Jeff Bezos, founder and CEO of Amazon, is leading a new $5 million investment in Business Insider, the blog network founded by Henry Blodget that focuses on business, tech and other news. The investment was mentioned in an internal memo from Blodget to staff — published by BI itself. Other investors in this round include RRE Ventures and Institutional Venture Partners, notes Bloomberg. This brings the total investment in Business Insider, which has some 15 million monthly visitors worldwide, up to $18.6 million since 2008.

Bezos is a long-time investor in startups: his portfolio includes Domo, Everfi, Behance, Uber and ZocDoc, among many others. In most cases the exact values of Bezos’ own participation is not disclosed.

Here, Blodget points out in that memo that the investment will be used across all areas of its business: editorial, tech/product, sales and marketing, subscriptions, and events, as well as a bigger office.

“Jeff’s investment grew out of a dinner he and I had about a year ago,” Blodget writes. “We talked about the business, and he was excited about it. (He sees some parallels with Amazon).
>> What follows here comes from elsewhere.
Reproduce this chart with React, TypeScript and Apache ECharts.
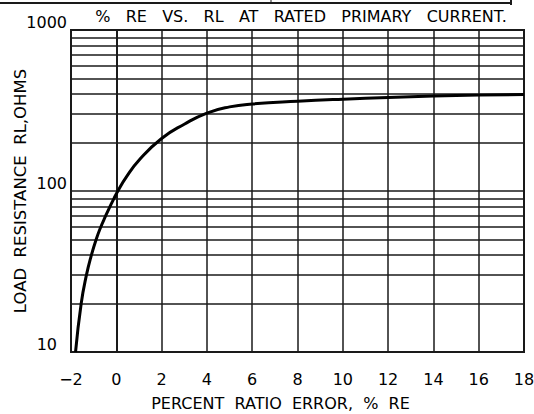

A few months later, he expressed an interest in investing. My reaction was basically ‘Hell, yeah!'”

He points out that the investment signals an emphasis for BI on “customers” and “long-term focus.”
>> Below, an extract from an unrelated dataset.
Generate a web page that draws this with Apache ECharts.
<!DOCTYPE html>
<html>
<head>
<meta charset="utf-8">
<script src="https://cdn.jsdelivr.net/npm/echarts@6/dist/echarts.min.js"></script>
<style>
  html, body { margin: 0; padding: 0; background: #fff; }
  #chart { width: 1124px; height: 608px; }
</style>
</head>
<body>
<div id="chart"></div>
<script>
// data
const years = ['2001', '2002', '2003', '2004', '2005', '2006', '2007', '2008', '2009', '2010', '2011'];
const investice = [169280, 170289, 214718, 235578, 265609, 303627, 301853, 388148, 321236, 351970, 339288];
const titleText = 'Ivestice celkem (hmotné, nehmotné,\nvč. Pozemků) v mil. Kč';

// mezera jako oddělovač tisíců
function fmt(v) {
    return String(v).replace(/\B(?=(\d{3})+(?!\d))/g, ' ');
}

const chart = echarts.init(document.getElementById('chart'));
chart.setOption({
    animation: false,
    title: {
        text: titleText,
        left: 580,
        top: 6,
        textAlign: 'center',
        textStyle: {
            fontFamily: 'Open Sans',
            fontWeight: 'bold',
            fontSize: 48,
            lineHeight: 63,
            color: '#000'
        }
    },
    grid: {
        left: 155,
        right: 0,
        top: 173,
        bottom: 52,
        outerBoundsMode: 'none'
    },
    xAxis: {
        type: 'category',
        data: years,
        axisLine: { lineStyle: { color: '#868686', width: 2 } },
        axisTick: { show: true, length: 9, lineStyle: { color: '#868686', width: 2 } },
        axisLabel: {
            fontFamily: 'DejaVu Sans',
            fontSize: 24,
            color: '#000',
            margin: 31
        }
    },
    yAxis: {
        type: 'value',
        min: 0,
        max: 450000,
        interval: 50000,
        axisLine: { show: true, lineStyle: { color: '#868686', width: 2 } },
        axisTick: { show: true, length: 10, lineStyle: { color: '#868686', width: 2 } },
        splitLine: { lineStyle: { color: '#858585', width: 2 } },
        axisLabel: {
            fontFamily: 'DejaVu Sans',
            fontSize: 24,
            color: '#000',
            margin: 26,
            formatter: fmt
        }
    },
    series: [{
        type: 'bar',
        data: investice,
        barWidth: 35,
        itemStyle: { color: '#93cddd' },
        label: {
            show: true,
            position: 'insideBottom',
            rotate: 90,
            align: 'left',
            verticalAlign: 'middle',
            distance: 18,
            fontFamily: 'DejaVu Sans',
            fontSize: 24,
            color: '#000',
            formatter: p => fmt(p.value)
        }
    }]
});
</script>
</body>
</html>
“Jeff’s vision, leadership, and philosophy at Amazon have inspired a whole generation of startups and entrepreneurs, including me. Amazon has always focused on customers first, knowing that, if they do a great job at that, everything else will take care of itself. This obsession with customers and long-term focus are the reasons that Amazon has been so successful,” Blodget writes. “And this philosophy is something that we very much want to emulate. (We have two sets of customers, obviously — readers and sponsors. And we’re obsessed with both).”

Business Insider has been cranking up the gears in its ambitions in the last couple of weeks. Blodget was featured in a hefty profile in the New Yorker by Ken Auletta, and the company also this week revealed a deal with Times Internet, the digital arm of the Times of India newspaper, to start an Indian edition of the newspaper. Similar to the international partnerships forged by Huffington Post (like TC, owned by AOL), which has expanded outside of the U.S. by teaming up with local newspapers both for profile building and gathering relevant local content.

But the investment also comes at a critical time when scale is perhaps not proving to be counterbalancing the costs of running the business. As ATD points out, the New Yorker profile reveals that BI apparently lost $3 million in 2012, and that it plans to bring in revenues of some $11 million in 2013.

Blodget was once banned from trading on Wall Street after SEC violations, although the New Yorker piece revealed that he is now, apparently, contemplating a return. It sees that Blodget wants to be careful not to cross interests any more in the future. Although Bloomberg highlights that one of the companies that Blodget used to cover during his time as a banker was Amazon.com, with very bullish projections on its share price; these days he says it will be disclosed on the site every time that Amazon is covered that Bezos is a backer of the blog.